**What is expected**
Retype only the lines below from the one with "Convert this chart to seaborn" to the one with "from matplotlib.ticker import", inclusive, skipping every image.

**Provided information**

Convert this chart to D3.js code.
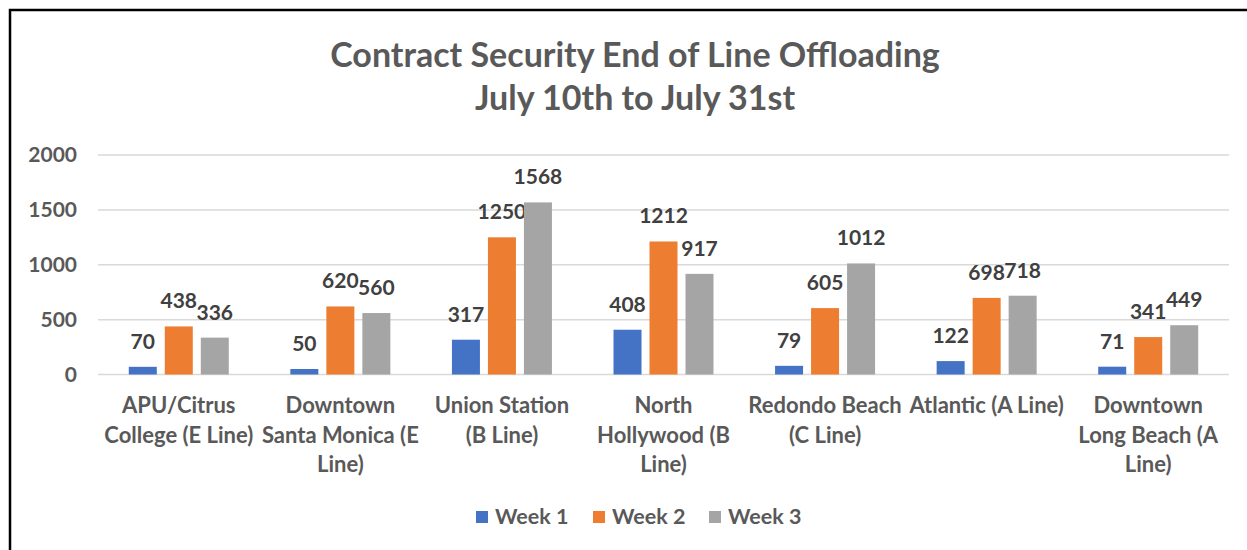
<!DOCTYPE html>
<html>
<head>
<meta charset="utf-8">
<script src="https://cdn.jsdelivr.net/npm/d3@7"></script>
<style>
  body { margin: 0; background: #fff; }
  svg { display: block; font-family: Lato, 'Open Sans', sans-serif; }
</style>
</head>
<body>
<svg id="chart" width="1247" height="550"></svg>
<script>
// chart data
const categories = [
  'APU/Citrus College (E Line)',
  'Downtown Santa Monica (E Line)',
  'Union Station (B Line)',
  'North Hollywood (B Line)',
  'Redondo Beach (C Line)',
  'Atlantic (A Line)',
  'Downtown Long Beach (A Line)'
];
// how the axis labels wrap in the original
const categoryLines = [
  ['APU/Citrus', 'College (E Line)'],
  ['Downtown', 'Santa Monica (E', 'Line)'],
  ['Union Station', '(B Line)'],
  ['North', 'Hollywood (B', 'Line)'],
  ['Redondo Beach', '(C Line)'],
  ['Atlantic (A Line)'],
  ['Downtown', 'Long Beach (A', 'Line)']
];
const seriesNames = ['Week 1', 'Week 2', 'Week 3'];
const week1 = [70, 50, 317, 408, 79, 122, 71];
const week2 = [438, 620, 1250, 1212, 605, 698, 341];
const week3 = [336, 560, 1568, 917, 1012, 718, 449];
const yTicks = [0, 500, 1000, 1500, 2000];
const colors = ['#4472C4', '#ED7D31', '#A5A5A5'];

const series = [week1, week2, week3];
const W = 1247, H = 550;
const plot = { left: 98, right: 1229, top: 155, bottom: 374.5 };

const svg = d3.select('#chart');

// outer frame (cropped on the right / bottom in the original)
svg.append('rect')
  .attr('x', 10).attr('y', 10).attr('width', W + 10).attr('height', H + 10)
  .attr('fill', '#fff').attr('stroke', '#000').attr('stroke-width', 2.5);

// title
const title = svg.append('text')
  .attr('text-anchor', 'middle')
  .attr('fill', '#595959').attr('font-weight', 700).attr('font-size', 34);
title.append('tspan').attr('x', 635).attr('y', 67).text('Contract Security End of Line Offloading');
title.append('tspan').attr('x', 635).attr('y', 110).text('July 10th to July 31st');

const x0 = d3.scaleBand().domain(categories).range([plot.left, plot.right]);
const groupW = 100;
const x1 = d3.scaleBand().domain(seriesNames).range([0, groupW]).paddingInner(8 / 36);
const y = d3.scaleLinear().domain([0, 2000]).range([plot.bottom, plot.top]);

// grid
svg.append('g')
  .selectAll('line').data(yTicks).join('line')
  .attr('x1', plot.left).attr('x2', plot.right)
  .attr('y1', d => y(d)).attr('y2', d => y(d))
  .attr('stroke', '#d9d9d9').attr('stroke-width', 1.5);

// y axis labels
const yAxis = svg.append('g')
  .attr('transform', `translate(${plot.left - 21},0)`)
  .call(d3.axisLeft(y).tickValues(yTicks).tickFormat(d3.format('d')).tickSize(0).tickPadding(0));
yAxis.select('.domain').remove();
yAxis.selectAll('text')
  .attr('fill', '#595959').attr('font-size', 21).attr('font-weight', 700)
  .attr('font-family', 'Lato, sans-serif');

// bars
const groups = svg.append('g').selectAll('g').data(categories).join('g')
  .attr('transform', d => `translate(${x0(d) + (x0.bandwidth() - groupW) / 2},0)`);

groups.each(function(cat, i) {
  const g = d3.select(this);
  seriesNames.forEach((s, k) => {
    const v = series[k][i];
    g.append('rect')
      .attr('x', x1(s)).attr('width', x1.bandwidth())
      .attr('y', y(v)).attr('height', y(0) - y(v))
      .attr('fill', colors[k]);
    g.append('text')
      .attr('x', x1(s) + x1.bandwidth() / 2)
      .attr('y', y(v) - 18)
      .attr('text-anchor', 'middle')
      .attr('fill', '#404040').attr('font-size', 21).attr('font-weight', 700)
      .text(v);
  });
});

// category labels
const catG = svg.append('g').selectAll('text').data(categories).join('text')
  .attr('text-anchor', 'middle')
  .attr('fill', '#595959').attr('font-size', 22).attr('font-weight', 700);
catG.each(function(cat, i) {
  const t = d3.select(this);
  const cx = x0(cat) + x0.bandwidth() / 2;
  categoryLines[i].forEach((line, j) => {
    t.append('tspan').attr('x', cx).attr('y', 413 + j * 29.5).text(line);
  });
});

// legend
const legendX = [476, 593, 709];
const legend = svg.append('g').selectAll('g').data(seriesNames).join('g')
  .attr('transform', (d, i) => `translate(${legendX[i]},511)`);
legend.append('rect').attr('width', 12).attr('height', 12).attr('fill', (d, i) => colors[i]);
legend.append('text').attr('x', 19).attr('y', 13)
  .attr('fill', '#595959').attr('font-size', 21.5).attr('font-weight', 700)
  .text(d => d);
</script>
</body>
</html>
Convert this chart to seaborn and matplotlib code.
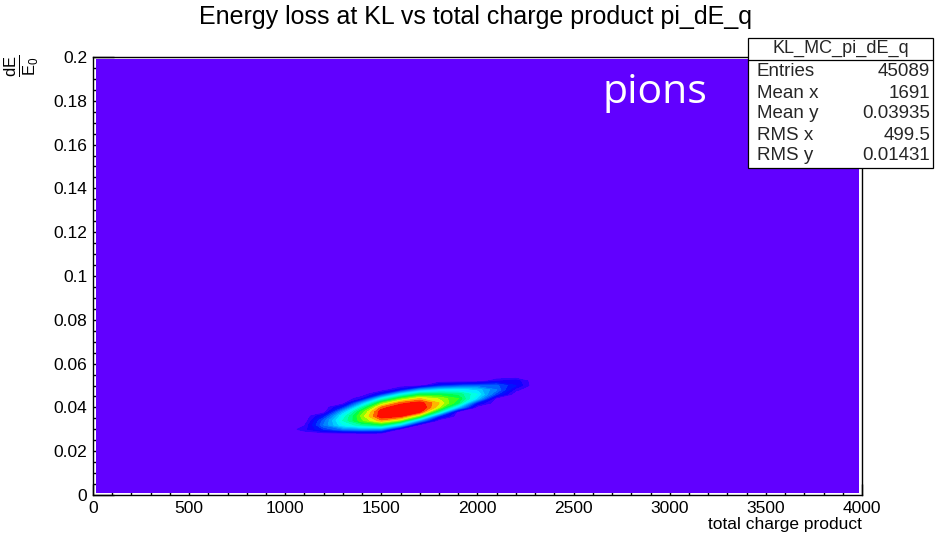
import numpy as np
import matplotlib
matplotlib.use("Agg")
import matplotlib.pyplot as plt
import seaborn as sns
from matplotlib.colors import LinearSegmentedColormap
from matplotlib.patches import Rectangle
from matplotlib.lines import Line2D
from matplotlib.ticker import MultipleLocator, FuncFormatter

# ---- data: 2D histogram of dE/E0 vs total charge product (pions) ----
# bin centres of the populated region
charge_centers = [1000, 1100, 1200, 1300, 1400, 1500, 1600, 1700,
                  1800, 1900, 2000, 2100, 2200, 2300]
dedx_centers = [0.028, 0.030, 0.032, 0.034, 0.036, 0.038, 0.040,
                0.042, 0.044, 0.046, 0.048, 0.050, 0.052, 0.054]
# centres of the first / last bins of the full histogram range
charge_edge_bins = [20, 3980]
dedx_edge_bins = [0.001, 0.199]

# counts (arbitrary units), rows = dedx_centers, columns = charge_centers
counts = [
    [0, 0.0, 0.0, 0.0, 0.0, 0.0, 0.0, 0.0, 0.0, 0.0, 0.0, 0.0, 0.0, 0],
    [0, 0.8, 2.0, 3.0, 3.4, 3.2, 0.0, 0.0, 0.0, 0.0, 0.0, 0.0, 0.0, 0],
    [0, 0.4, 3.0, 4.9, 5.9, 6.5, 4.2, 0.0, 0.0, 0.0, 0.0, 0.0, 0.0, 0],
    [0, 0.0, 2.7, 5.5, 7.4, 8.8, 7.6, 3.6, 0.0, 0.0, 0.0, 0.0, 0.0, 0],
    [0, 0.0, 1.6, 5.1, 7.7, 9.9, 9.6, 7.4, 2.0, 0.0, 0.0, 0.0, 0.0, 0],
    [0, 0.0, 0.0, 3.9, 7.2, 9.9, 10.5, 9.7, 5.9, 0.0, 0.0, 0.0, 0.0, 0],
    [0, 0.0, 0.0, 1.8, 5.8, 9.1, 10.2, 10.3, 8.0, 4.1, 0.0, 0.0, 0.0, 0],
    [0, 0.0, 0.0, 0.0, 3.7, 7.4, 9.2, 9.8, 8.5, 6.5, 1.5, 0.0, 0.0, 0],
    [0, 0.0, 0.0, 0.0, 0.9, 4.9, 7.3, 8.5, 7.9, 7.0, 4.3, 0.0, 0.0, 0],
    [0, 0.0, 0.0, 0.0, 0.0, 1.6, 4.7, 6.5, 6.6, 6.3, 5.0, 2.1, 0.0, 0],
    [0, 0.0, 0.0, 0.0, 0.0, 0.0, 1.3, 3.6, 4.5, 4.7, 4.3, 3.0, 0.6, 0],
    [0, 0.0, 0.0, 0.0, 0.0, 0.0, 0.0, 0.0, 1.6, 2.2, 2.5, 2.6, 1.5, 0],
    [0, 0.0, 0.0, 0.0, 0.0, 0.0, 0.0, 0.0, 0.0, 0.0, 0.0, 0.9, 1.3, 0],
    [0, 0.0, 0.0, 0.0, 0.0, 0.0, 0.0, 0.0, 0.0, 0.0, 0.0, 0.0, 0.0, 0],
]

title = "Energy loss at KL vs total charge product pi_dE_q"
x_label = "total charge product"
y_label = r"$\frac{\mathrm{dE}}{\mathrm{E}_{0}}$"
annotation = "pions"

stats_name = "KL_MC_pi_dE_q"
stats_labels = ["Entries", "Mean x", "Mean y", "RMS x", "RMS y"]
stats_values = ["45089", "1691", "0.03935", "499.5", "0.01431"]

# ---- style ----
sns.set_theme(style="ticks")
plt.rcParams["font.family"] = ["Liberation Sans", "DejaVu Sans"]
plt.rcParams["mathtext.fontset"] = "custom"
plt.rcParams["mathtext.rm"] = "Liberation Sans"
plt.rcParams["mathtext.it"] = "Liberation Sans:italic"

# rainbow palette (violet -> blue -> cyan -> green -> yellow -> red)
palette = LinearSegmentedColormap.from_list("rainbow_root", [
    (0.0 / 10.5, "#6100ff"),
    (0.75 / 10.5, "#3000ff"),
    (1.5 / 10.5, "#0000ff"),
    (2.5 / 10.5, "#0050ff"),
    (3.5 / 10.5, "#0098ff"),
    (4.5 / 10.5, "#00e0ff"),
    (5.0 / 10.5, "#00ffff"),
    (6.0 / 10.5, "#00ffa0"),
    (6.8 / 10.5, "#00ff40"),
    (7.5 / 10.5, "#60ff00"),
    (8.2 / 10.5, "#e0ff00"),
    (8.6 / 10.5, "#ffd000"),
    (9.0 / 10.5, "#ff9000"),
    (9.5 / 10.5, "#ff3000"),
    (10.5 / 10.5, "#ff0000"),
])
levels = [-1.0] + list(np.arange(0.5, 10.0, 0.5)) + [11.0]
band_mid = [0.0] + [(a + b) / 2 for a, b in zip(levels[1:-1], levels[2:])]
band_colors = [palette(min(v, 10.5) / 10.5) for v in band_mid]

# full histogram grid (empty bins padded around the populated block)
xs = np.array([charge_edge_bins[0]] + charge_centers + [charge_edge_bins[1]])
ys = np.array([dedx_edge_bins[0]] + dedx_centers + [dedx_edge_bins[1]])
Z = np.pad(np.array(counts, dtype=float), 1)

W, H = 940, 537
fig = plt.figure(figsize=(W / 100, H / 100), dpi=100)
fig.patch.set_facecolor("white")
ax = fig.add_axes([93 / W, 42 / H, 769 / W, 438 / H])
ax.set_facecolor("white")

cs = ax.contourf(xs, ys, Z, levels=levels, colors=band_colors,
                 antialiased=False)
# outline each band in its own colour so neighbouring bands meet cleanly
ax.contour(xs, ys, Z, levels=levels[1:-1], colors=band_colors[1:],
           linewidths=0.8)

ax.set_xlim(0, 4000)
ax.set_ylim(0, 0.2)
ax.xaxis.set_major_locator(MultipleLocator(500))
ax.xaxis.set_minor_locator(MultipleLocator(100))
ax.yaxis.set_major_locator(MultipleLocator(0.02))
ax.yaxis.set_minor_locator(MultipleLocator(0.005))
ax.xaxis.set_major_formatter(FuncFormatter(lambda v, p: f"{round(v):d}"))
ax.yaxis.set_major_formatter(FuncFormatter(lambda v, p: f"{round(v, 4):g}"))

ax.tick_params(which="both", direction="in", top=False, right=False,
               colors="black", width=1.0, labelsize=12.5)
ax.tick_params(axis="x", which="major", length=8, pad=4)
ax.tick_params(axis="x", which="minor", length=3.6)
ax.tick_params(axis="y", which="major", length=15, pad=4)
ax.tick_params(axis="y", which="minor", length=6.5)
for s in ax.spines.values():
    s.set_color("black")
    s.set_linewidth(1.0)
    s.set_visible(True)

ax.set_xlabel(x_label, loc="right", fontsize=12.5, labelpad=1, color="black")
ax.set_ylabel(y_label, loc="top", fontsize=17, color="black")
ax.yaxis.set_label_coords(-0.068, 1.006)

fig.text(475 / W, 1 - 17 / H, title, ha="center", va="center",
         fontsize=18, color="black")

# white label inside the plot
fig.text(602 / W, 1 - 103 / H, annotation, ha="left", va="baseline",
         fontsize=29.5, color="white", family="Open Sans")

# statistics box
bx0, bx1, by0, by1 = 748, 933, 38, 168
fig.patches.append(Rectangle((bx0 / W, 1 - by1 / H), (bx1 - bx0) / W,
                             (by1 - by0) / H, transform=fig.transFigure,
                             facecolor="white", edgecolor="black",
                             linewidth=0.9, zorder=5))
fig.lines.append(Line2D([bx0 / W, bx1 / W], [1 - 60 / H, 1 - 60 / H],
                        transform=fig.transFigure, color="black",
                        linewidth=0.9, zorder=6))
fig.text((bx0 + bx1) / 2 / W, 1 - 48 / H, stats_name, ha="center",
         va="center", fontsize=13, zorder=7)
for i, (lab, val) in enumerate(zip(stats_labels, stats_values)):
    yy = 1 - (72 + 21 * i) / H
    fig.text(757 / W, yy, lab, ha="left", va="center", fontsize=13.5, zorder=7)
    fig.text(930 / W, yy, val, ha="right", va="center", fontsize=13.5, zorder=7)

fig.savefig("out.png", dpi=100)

--

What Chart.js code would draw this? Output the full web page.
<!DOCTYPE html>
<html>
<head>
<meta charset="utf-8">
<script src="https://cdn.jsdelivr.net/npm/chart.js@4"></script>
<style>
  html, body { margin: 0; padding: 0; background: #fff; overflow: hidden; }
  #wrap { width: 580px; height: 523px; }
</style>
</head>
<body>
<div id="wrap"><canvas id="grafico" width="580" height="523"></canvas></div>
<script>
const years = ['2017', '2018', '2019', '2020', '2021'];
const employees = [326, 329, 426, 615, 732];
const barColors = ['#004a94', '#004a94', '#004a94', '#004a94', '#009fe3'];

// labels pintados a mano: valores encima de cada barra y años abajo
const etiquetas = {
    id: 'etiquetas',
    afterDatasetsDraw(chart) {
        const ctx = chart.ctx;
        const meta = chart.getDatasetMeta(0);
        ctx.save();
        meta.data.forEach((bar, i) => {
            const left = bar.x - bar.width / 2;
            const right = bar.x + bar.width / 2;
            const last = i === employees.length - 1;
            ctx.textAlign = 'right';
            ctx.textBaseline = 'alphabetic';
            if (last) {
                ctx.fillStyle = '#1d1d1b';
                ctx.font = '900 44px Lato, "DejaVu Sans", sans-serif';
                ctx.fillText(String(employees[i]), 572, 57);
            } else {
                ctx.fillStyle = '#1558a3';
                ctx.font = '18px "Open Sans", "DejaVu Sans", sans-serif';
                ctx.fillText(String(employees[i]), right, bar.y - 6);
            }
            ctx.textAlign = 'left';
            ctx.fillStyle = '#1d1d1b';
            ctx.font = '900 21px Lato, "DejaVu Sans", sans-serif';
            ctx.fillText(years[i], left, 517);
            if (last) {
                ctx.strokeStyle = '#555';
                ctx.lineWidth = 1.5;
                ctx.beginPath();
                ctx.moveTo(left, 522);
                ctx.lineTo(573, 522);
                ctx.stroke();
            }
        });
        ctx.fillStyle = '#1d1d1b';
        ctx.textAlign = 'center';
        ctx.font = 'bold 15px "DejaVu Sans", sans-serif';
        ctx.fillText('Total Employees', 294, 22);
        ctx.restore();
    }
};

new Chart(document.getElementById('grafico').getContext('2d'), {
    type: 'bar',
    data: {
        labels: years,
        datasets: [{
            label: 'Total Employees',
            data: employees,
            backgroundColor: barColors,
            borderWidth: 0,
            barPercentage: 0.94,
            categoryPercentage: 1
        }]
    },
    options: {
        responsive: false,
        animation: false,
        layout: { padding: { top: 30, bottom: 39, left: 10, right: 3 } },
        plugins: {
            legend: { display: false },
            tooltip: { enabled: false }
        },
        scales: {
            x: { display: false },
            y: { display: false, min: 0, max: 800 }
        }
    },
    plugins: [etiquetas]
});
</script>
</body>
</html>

**The solution**
Convert this chart to seaborn and matplotlib code.
import numpy as np
import matplotlib
matplotlib.use("Agg")
import matplotlib.pyplot as plt
import seaborn as sns
from matplotlib.colors import LinearSegmentedColormap
from matplotlib.patches import Rectangle
from matplotlib.lines import Line2D
from matplotlib.ticker import MultipleLocator, FuncFormatter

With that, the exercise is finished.